**PROBLEM TO WORK ON:** The entries below need to be written out exactly, with no pictures included.

**STORED ROWS:**

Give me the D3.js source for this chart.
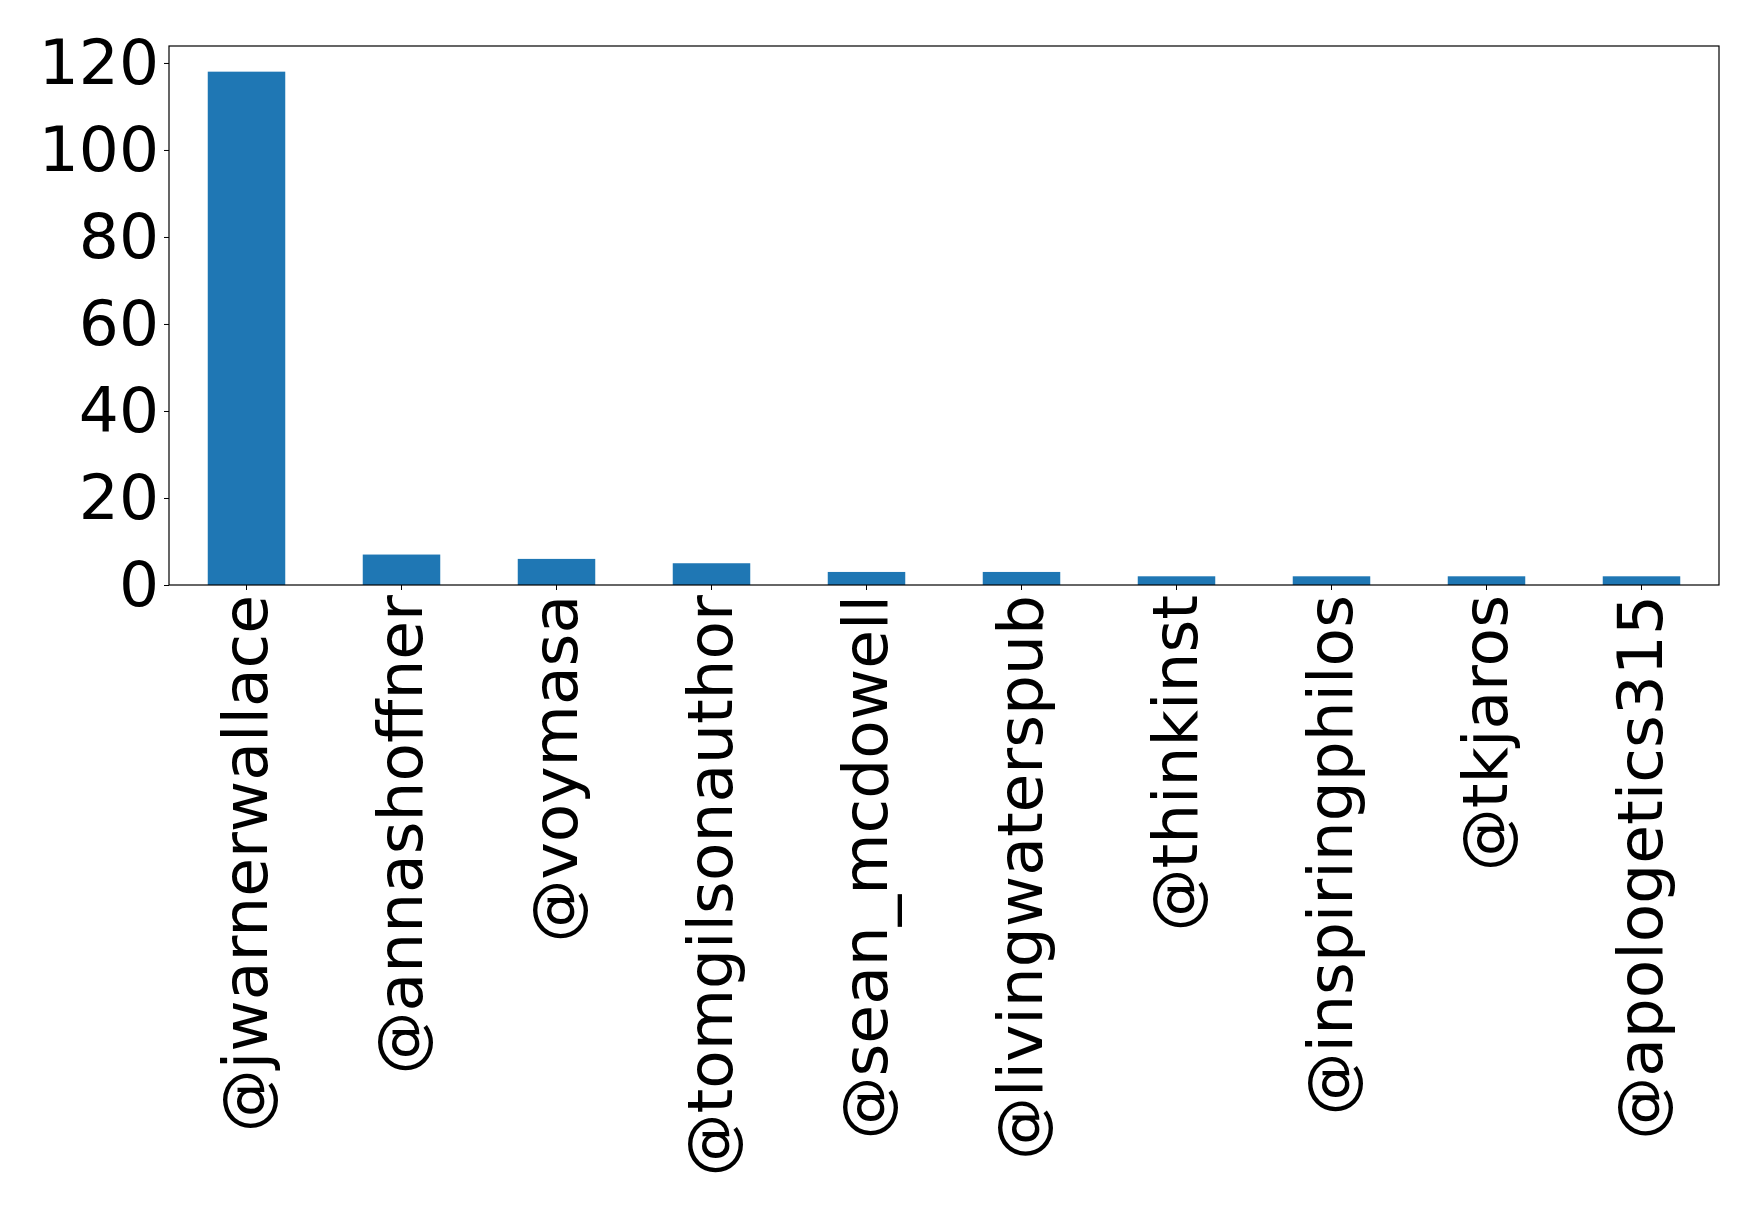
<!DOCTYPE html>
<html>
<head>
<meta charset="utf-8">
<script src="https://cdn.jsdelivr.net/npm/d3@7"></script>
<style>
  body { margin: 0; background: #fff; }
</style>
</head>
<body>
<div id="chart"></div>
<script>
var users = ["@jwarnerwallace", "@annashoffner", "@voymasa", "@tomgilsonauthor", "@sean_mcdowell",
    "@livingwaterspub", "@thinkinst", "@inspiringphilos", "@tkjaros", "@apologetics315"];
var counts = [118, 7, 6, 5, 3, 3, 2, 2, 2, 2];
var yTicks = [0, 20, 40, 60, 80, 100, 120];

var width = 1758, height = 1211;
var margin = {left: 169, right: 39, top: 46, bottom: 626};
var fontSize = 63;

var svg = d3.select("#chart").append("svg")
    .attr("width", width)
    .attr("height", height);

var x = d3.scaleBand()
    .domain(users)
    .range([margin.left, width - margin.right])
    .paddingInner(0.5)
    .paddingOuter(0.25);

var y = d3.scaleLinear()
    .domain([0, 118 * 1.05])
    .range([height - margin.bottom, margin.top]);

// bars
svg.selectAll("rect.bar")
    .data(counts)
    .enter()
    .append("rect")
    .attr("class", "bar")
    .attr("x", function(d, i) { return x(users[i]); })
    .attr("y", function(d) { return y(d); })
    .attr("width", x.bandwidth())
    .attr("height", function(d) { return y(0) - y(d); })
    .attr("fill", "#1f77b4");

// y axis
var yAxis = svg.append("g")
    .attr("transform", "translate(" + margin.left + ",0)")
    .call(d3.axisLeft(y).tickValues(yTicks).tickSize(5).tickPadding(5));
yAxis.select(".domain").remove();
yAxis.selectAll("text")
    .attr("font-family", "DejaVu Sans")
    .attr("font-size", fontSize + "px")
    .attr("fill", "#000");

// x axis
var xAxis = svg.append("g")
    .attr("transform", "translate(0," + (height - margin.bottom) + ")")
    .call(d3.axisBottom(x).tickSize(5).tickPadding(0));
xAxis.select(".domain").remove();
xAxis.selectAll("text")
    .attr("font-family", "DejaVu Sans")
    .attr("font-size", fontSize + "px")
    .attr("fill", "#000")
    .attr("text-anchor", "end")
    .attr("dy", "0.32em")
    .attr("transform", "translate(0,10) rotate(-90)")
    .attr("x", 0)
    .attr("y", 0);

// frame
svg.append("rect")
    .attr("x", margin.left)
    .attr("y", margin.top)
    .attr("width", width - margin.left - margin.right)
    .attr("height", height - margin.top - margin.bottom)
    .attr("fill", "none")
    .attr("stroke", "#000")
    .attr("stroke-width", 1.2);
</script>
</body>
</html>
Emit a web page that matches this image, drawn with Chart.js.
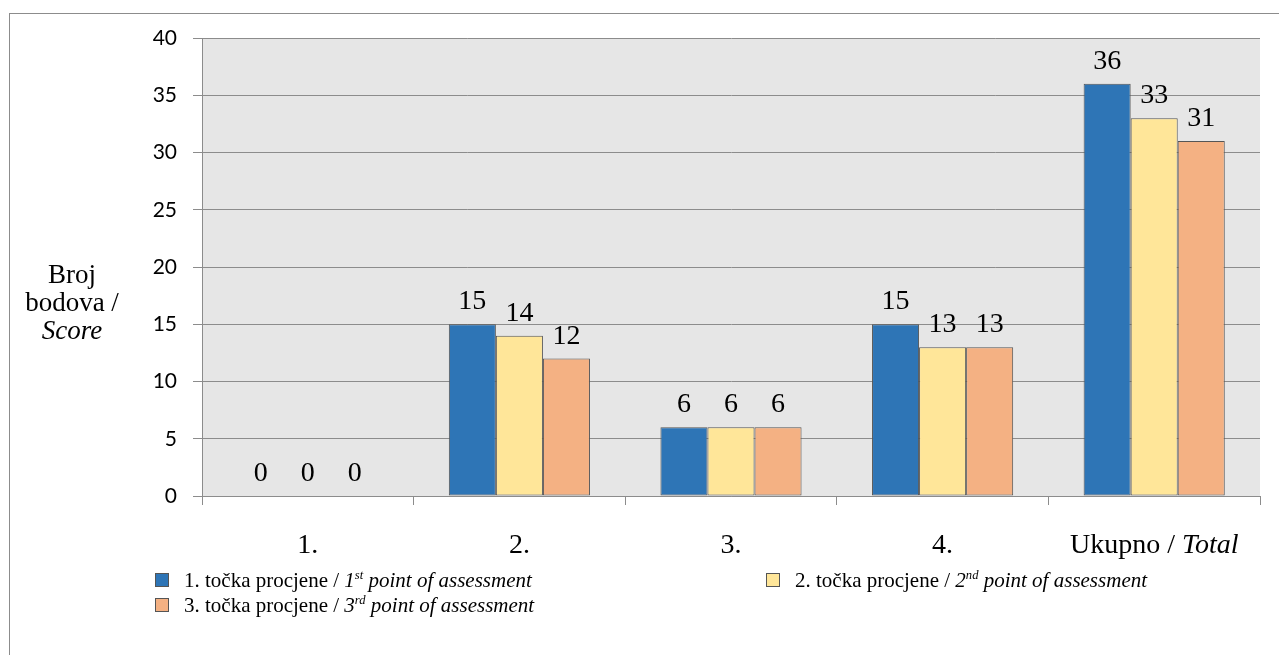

**EXPECTED OUTPUT:**
Give me the D3.js source for this chart.
<!DOCTYPE html>
<html>
<head>
<meta charset="utf-8">
<script src="https://cdn.jsdelivr.net/npm/d3@7"></script>
<style>
  body { margin: 0; background: #fff; }
</style>
</head>
<body>
<div id="chart"></div>
<script>
var users = ["@jwarnerwallace", "@annashoffner", "@voymasa", "@tomgilsonauthor", "@sean_mcdowell",
    "@livingwaterspub", "@thinkinst", "@inspiringphilos", "@tkjaros", "@apologetics315"];
var counts = [118, 7, 6, 5, 3, 3, 2, 2, 2, 2];
var yTicks = [0, 20, 40, 60, 80, 100, 120];

var width = 1758, height = 1211;
var margin = {left: 169, right: 39, top: 46, bottom: 626};
var fontSize = 63;

var svg = d3.select("#chart").append("svg")
    .attr("width", width)
    .attr("height", height);

var x = d3.scaleBand()
    .domain(users)
    .range([margin.left, width - margin.right])
    .paddingInner(0.5)
    .paddingOuter(0.25);

var y = d3.scaleLinear()
    .domain([0, 118 * 1.05])
    .range([height - margin.bottom, margin.top]);

// bars
svg.selectAll("rect.bar")
    .data(counts)
    .enter()
    .append("rect")
    .attr("class", "bar")
    .attr("x", function(d, i) { return x(users[i]); })
    .attr("y", function(d) { return y(d); })
    .attr("width", x.bandwidth())
    .attr("height", function(d) { return y(0) - y(d); })
    .attr("fill", "#1f77b4");

// y axis
var yAxis = svg.append("g")
    .attr("transform", "translate(" + margin.left + ",0)")
    .call(d3.axisLeft(y).tickValues(yTicks).tickSize(5).tickPadding(5));
yAxis.select(".domain").remove();
yAxis.selectAll("text")
    .attr("font-family", "DejaVu Sans")
    .attr("font-size", fontSize + "px")
    .attr("fill", "#000");

// x axis
var xAxis = svg.append("g")
    .attr("transform", "translate(0," + (height - margin.bottom) + ")")
    .call(d3.axisBottom(x).tickSize(5).tickPadding(0));
xAxis.select(".domain").remove();
xAxis.selectAll("text")
    .attr("font-family", "DejaVu Sans")
    .attr("font-size", fontSize + "px")
    .attr("fill", "#000")
    .attr("text-anchor", "end")
    .attr("dy", "0.32em")
    .attr("transform", "translate(0,10) rotate(-90)")
    .attr("x", 0)
    .attr("y", 0);

// frame
svg.append("rect")
    .attr("x", margin.left)
    .attr("y", margin.top)
    .attr("width", width - margin.left - margin.right)
    .attr("height", height - margin.top - margin.bottom)
    .attr("fill", "none")
    .attr("stroke", "#000")
    .attr("stroke-width", 1.2);
</script>
</body>
</html>
Emit a web page that matches this image, drawn with Chart.js.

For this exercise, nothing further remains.